California legislation limiting self-insured small employer medical stop loss coverage moves forward
California lawmakers are concerned a trend of small employers self insuring their employee health benefits and purchasing stop loss coverage for cases when a given worker incurs high medical bills will play havoc with the state’s small group health insurance market. The chief concern is the arrangement will further reduce an already shrinking and distressed market segment and foster adverse selection as the state prepares to bolster the market starting in 2014 with a Small Business Health Options Program (SHOP) offered through the California Health Benefit Exchange.

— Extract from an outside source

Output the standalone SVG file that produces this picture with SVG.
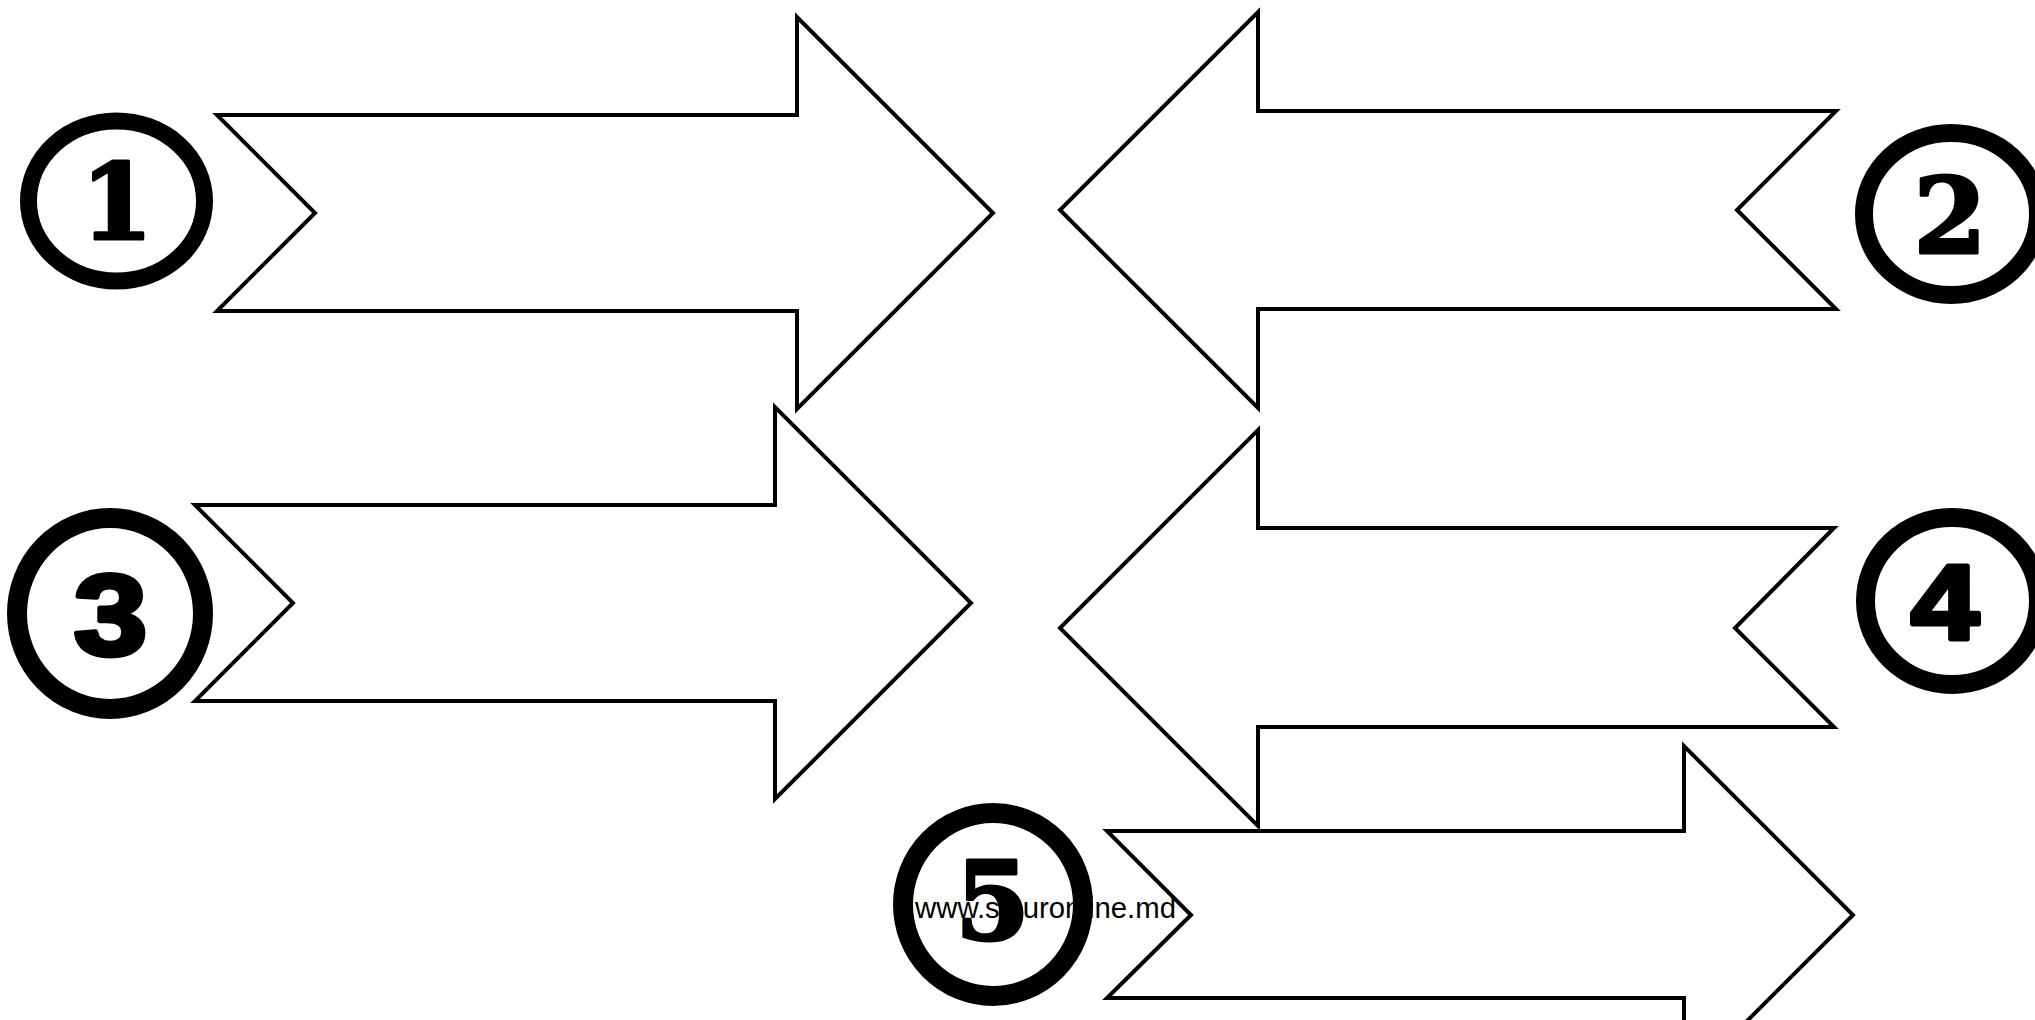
<svg xmlns="http://www.w3.org/2000/svg" width="2035" height="1020" viewBox="0 0 2035 1020">
<style>
.arrow{fill:#fff;stroke:#000;stroke-width:4;stroke-linejoin:miter;stroke-miterlimit:10}
.ring{fill:#fff;stroke:#000}
.dserif{font-family:"DejaVu Serif","Liberation Serif",serif;font-weight:bold;fill:#000;stroke:#000;stroke-width:3;stroke-linejoin:round;text-anchor:middle}
.dsans{font-family:"Liberation Sans",Arial,sans-serif;font-weight:bold;fill:#000;stroke:#000;stroke-width:5;stroke-linejoin:round;text-anchor:middle}
.url{font-family:"Liberation Sans",Arial,sans-serif;font-size:29px;fill:#000}
</style>
<rect width="2035" height="1020" fill="#fff"/>
<g id="arrows">
<polygon id="arrow-1" class="arrow" points="217,115 797,115 797,17 993,213 797,409 797,311 217,311 315,213"/>
<polygon id="arrow-2" class="arrow" points="1836,111 1258,111 1258,12 1060,210 1258,408 1258,309 1836,309 1737,210"/>
<polygon id="arrow-3" class="arrow" points="195,505 775,505 775,407 971,603 775,799 775,701 195,701 293,603"/>
<polygon id="arrow-4" class="arrow" points="1834,528 1258,528 1258,430 1060,628 1258,826 1258,727 1834,727 1735,628"/>
<polygon id="arrow-5" class="arrow" points="1107,831 1684,831 1684,746 1853,915 1684,1084 1684,998 1107,998 1191,915"/>
</g>
<text id="url" class="url" x="915" y="918" textLength="261" lengthAdjust="spacingAndGlyphs">www.siguronline.md</text>
<g id="node-1">
<ellipse class="ring" cx="116.5" cy="201" rx="88" ry="80" stroke-width="17"/>
<text class="dserif" x="117" y="239" font-size="104">1</text>
</g>
<g id="node-2">
<ellipse class="ring" cx="1951" cy="214" rx="87" ry="81" stroke-width="18"/>
<text class="dserif" x="1950" y="253" font-size="105">2</text>
</g>
<g id="node-3">
<ellipse class="ring" cx="110" cy="613.5" rx="93" ry="95.5" stroke-width="20"/>
<text class="dsans" transform="translate(110.5,655) scale(1.15,1)" x="0" y="0" font-size="115">3</text>
</g>
<g id="node-4">
<ellipse class="ring" cx="1952" cy="601" rx="86.5" ry="83.5" stroke-width="19"/>
<text class="dsans" transform="translate(1945,639) scale(1.15,1)" x="0" y="0" font-size="106">4</text>
</g>
<g id="node-5">
<ellipse cx="993" cy="904.5" rx="90" ry="91.5" fill="none" stroke="#000" stroke-width="20"/>
<text class="dserif" x="992.5" y="939" font-size="108">5</text>
</g>
</svg>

Lawmakers are responding by imposing restrictions on medical stop loss coverage with SB 1431, legislation sponsored by California Insurance Commissioner Dave Jones and approved this week by the Senate Health Committee setting higher attachment points for the insurance. Stop loss coverage has been reportedly offered with attachment points as low as $10,000 to $20,000. Combined with a $1,000 to $2,000 deductible, employers would be responsible for an employee’s medical bills in a relatively narrow window above the employee deductible and below the stop loss attachment point. Stop loss insurance kicks in when an employee’s medical costs exceed the attachment point.
“SB 1431 is necessary to prevent the state’s small group market from falling victim to adverse selection and unsustainable premium levels and protecting California’s small businesses, its employees, and the success of the post-ACA (Affordable Care Act) insurance market,” the committee’s analysis notes.